Пауза. Вдох. Выдох. Собственный пот застилает глаза, и заботливая медсестра спешит избавить от докуки.

— Скоро закончим, — обещает ей Вершинин.

Скоро…

А этот, лежащий перед ним, беспомощный, любил растянуть удовольствие.

Руки действуют сами. Они выделают желчный пузырь и отсекают от него кровеносные сосуды лигатурой. Раз-два-три… четыре-пять…

Детская считалочка. У Вершинина нет детей, кроме тех, кто пребывает в его больнице.

А у пациента есть. Бывают. Девочки от десяти до двенадцати. Трое? Четверо? Ему нравится. И ему уже не страшно. Его не поймают. Вершинин мог бы сказать, но… кто ему поверит?

Зато есть иной способ.

Тот, который на острие скальпеля… или на нити, пережавшей кровяной проток. Достаточно лишь слегка ослабить.

Желчный пузырь отделяется легко, а кровящее ложе печени уже спешат обработать ультразвуком. Кровь спекается.
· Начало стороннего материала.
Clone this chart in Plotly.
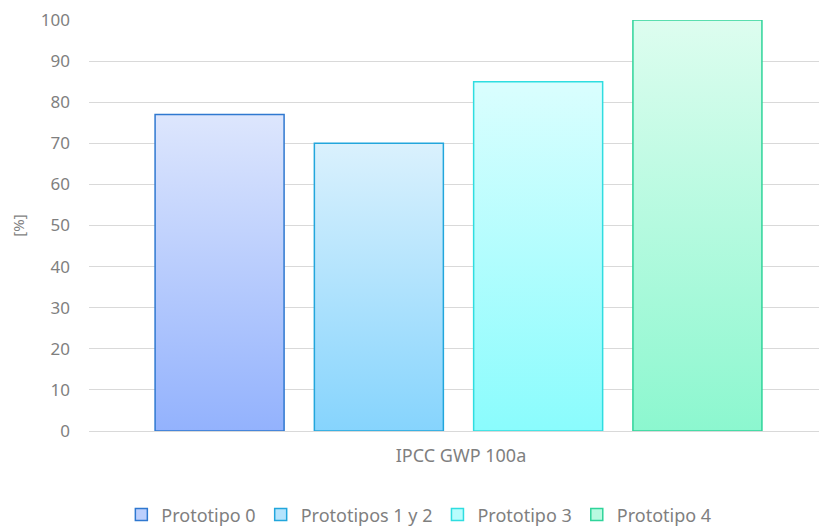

— Все хорошо, — говорит себе Вершинин. И медсестры спешат подтвердить.

Заметят ли они хоть что-нибудь? Нет. Вершинин уверен в этом. Ему надо лишь решиться…

За дверью ждет жена. У этого существа имеется жена — блеклая женщина с лицом мученицы. С нею дочь, которой на вид лет шесть. Она слишком юна, чтобы представлять интерес. Но потом, позже, что будет? А Вершинину какое дело?

Он не знает. Не помнит. Но снова склоняется над разрезом. Пора зашивать.